Öcalan, PKK'ya doğrudan hitap ederek örgütün resmi olarak sonlandırılması gerektiğini belirtti:
"Varlığı zorla sona erdirilmemiş her çağdaş cemiyet ve partinin gönüllü olarak yapacağı gibi, PKK da devlet ve toplumla bütünleşmek için kongresini toplamalı ve fesih kararı almalıdır. Tüm gruplar silah bırakmalı, örgüt tamamen kendini tasfiye etmelidir."
Bu açıklama, örgütün geleceğine dair net bir mesaj olarak değerlendirilirken, PKK’nın nasıl bir yanıt vereceği büyük merak konusu oldu.
DEM PARTİ’DEN OKUNAN AÇIKLAMA
Öcalan’ın açıklaması, DEM Parti tarafından duyuruldu. DEM Partili Pervin Buldan tarafından okunan bildiri, siyasi çevrelerde büyük yankı uyandırdı.
Öcalan’ın çağrısına örgüt içinden nasıl bir karşılık verileceği, PKK'nın üst kadrosunun nasıl bir tutum sergileyeceği ve sürecin nasıl ilerleyeceği önümüzdeki günlerde netleşecek.
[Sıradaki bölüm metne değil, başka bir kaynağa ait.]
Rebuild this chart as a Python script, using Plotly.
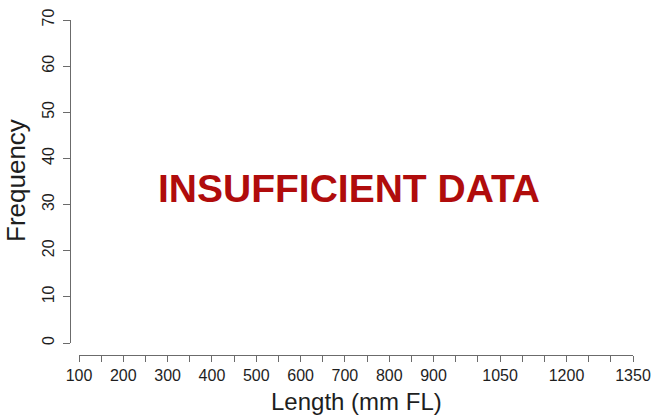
import plotly.graph_objects as go

# Observed fork lengths (mm FL) - none available for this stock
lengths = []

# Axis definitions
y_ticks = [0, 10, 20, 30, 40, 50, 60, 70]
x_ticks = list(range(100, 1351, 50))
x_labelled = [100, 200, 300, 400, 500, 600, 700, 800, 900, 1050, 1200, 1350]
x_text = [str(v) if v in x_labelled else "" for v in x_ticks]

W, H = 652, 415
FONT = "Liberation Sans, Arial, sans-serif"
AXIS_COL = "#6b6b6b"
TEXT_COL = "#1e1e1e"

fig = go.Figure()
fig.add_trace(go.Histogram(x=lengths, xbins=dict(start=100, end=1350, size=50),
                           marker_color="#9a9a9a", showlegend=False))

fig.update_layout(
    width=W, height=H,
    margin=dict(l=0, r=0, t=0, b=0),
    paper_bgcolor="white", plot_bgcolor="white",
    font=dict(family=FONT, color=TEXT_COL, size=16),
    xaxis=dict(
        domain=[79 / W, 633 / W], range=[100, 1350],
        anchor="free", position=(H - 355) / H,
        tickmode="array", tickvals=x_ticks, ticktext=x_text,
        ticks="outside", ticklen=6, tickwidth=1, tickcolor=AXIS_COL,
        showline=True, linecolor=AXIS_COL, linewidth=1,
        showgrid=False, zeroline=False, automargin=False,
        ticklabelstandoff=0,
        tickfont=dict(size=16, color=TEXT_COL, family=FONT),
    ),
    yaxis=dict(
        domain=[(H - 343) / H, (H - 20) / H], range=[0, 70],
        anchor="free", position=70 / W,
        tickmode="array", tickvals=y_ticks,
        ticks="outside", ticklen=7, tickwidth=1, tickcolor=AXIS_COL,
        tickangle=-90, ticklabelstandoff=3,
        showline=True, linecolor=AXIS_COL, linewidth=1,
        showgrid=False, zeroline=False, automargin=False,
        tickfont=dict(size=16, color=TEXT_COL, family=FONT),
    ),
    annotations=[
        dict(text="Length (mm FL)", xref="paper", yref="paper",
             x=356 / W, y=(H - 401) / H, xanchor="center", yanchor="middle",
             showarrow=False, font=dict(size=24, color=TEXT_COL, family=FONT)),
        dict(text="Frequency", xref="paper", yref="paper",
             x=16 / W, y=(H - 181) / H, xanchor="center", yanchor="middle",
             textangle=-90, showarrow=False,
             font=dict(size=26, color=TEXT_COL, family=FONT)),
        dict(text="<b>INSUFFICIENT DATA</b>", xref="paper", yref="paper",
             x=349 / W, y=(H - 188) / H, xanchor="center", yanchor="middle",
             showarrow=False, font=dict(size=39, color="#b00c0c", family=FONT)),
    ],
)

fig.write_html("out.html")
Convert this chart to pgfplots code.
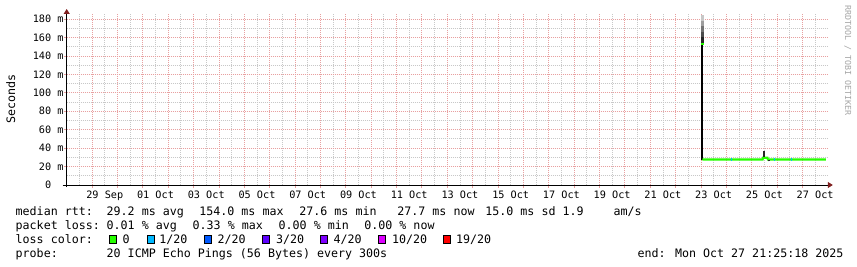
\documentclass[border=0pt]{standalone}
\usepackage{pgfplots}
\pgfplotsset{compat=1.18}
\usepackage{fontspec}
\setmainfont{DejaVu Sans Mono}
\setmonofont{DejaVu Sans Mono}
\usetikzlibrary{arrows.meta}
\definecolor{gridred}{HTML}{E8A0A0}
\definecolor{gridgray}{HTML}{C8C8C8}
\definecolor{arrowred}{HTML}{801F1F}
\definecolor{loss0}{HTML}{26FF00}
\definecolor{loss1}{HTML}{00B8FF}
\definecolor{loss2}{HTML}{0059FF}
\definecolor{loss3}{HTML}{5E00FF}
\definecolor{loss4}{HTML}{7E00FF}
\definecolor{loss10}{HTML}{DD00FF}
\definecolor{loss19}{HTML}{FF0000}
\newcommand\legfont{\fontsize{11.65bp}{14bp}\selectfont}
\newcommand\axfont{\fontsize{10.2bp}{12bp}\selectfont}
\begin{document}
\begin{tikzpicture}
\path[use as bounding box, fill=white] (0bp,0bp) rectangle (857bp,-267bp);
\begin{axis}[
  at={(66.7bp,-185bp)}, anchor=south west,
  scale only axis, width=761.1bp, height=171.5bp,
  xmin=0, xmax=30, ymin=0, ymax=186,
  axis lines=left,
  axis line style={black, line width=1bp},
  x axis line style={-{Triangle[length=5bp,width=6bp,color=arrowred]}, shorten >=-5bp, shorten <=-4bp},
  y axis line style={-{Triangle[length=5bp,width=6bp,color=arrowred]}, shorten >=-4.5bp, shorten <=-2bp},
  grid=both,
  major grid style={gridred, line width=0.8bp, dash pattern=on 1bp off 1bp},
  minor grid style={gridgray, line width=0.8bp, dash pattern=on 1bp off 1bp},
  xtick={1,...,29},
  minor xtick={0.5,1.5,...,29.5},
  xticklabels={},
  extra x ticks={1.5,3.5,...,29.5},
  extra x tick labels={29 Sep,01 Oct,03 Oct,05 Oct,07 Oct,09 Oct,11 Oct,13 Oct,15 Oct,17 Oct,19 Oct,21 Oct,23 Oct,25 Oct,27 Oct},
  extra x tick style={grid=none, major tick length=0bp},
  ytick={0,20,...,180},
  minor ytick={10,30,...,170},
  yticklabels={0\hphantom{mm},20 m,40 m,60 m,80 m,100 m,120 m,140 m,160 m,180 m},
  tick align=outside,
  major tick length=3bp, minor tick length=0bp,
  tick style={gridred, line width=0.8bp},
  xticklabel style={font=\axfont, anchor=base, inner sep=0pt, yshift=-13.3bp},
  yticklabel style={font=\axfont, anchor=east, inner sep=0pt},
  clip=false,
]
% smoke of the first spike
\addplot[draw=black!22, line width=2.7bp] coordinates {(25.05,178) (25.05,184)};
\addplot[draw=black!38, line width=2.7bp] coordinates {(25.05,172) (25.05,178)};
\addplot[draw=black!55, line width=2.7bp] coordinates {(25.05,166) (25.05,172)};
\addplot[draw=black!70, line width=2.7bp] coordinates {(25.05,160) (25.05,166)};
\addplot[draw=black!85, line width=2.7bp] coordinates {(25.05,154) (25.05,160)};
\addplot[draw=black, line width=2bp] coordinates {(25.05,27.0) (25.05,154)};
\addplot[draw=loss0, line width=2.7bp] coordinates {(25.05,151.8) (25.05,154)};
% median line
\addplot[draw=loss0, line width=2.2bp] coordinates {(25.06,27.7) (27.43,27.7) (27.45,29.6) (27.62,29.6) (27.64,27.7) (29.92,27.7)};
% smoke of the small bump
\addplot[draw=black!85, line width=1.8bp] coordinates {(27.49,30.2) (27.49,37)};
\addplot[draw=black!85, line width=1.5bp] coordinates {(27.68,25.6) (27.68,26.6)};
% 1/20 loss
\addplot[draw=loss1, line width=2.2bp] coordinates {(26.20,27.7) (26.24,27.7)};
\addplot[draw=loss1, line width=2.2bp] coordinates {(27.86,27.7) (27.90,27.7)};
\addplot[draw=loss1, line width=2.2bp] coordinates {(28.53,27.7) (28.57,27.7)};
\end{axis}
% unit label and watermark
\node[rotate=90, anchor=base, inner sep=0pt] at (15bp,-99bp) {\legfont Seconds};
\node[rotate=-90, anchor=base west, inner sep=0pt, text=black!35] at (845bp,-5bp) {\fontsize{8.3bp}{10bp}\selectfont RRDTOOL / TOBI OETIKER};
% legend
\begin{scope}[every node/.style={anchor=base west, inner sep=0pt, font=\legfont}]
\node at (15.5bp,-215bp) {median rtt:};
\node at (106.5bp,-215bp) {29.2 ms avg};
\node at (199.2bp,-215bp) {154.0 ms max};
\node at (299.2bp,-215bp) {27.6 ms min};
\node at (397.2bp,-215bp) {27.7 ms now};
\node at (485.2bp,-215bp) {15.0 ms sd};
\node at (562.5bp,-215bp) {1.9};
\node at (613.5bp,-215bp) {am/s};
\node at (15.5bp,-229bp) {packet loss:};
\node at (106.5bp,-229bp) {0.01 \% avg};
\node at (192.5bp,-229bp) {0.33 \% max};
\node at (278.5bp,-229bp) {0.00 \% min};
\node at (364.2bp,-229bp) {0.00 \% now};
\node at (15.5bp,-243bp) {loss color:};
\node at (122.5bp,-243bp) {0};
\node at (159.2bp,-243bp) {1/20};
\node at (217.5bp,-243bp) {2/20};
\node at (275.9bp,-243bp) {3/20};
\node at (333.5bp,-243bp) {4/20};
\node at (391.9bp,-243bp) {10/20};
\node at (455.9bp,-243bp) {19/20};
\node at (15.5bp,-257bp) {probe:};
\node at (106.5bp,-257bp) {20 ICMP Echo Pings (56 Bytes) every 300s};
\node at (637.5bp,-257bp) {end: Mon Oct 27 21:25:18 2025};
\end{scope}
\begin{scope}[line width=0.8bp]
\draw[fill=loss0] (109.4bp,-235.4bp) rectangle ++(6.8bp,-7.6bp);
\draw[fill=loss1] (147.1bp,-235.4bp) rectangle ++(6.8bp,-7.6bp);
\draw[fill=loss2] (204.4bp,-235.4bp) rectangle ++(6.8bp,-7.6bp);
\draw[fill=loss3] (262.1bp,-235.4bp) rectangle ++(6.8bp,-7.6bp);
\draw[fill=loss4] (320.4bp,-235.4bp) rectangle ++(6.8bp,-7.6bp);
\draw[fill=loss10] (378.1bp,-235.4bp) rectangle ++(6.8bp,-7.6bp);
\draw[fill=loss19] (443.1bp,-235.4bp) rectangle ++(6.8bp,-7.6bp);
\end{scope}
\end{tikzpicture}
\end{document}
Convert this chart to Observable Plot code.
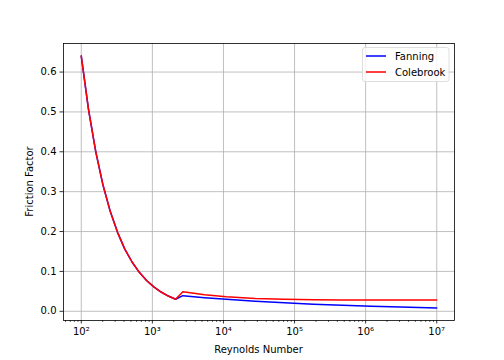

Ancak bu açıklama, Türkiye’nin terörle mücadelede geldiği noktada kritik bir dönüm noktasına işaret ediyor. PKK’nın gerçekten silah bırakıp bırakmayacağı ve bu çağrının sahada nasıl bir etki yaratacağı önümüzdeki süreçte yakından takip edilecek.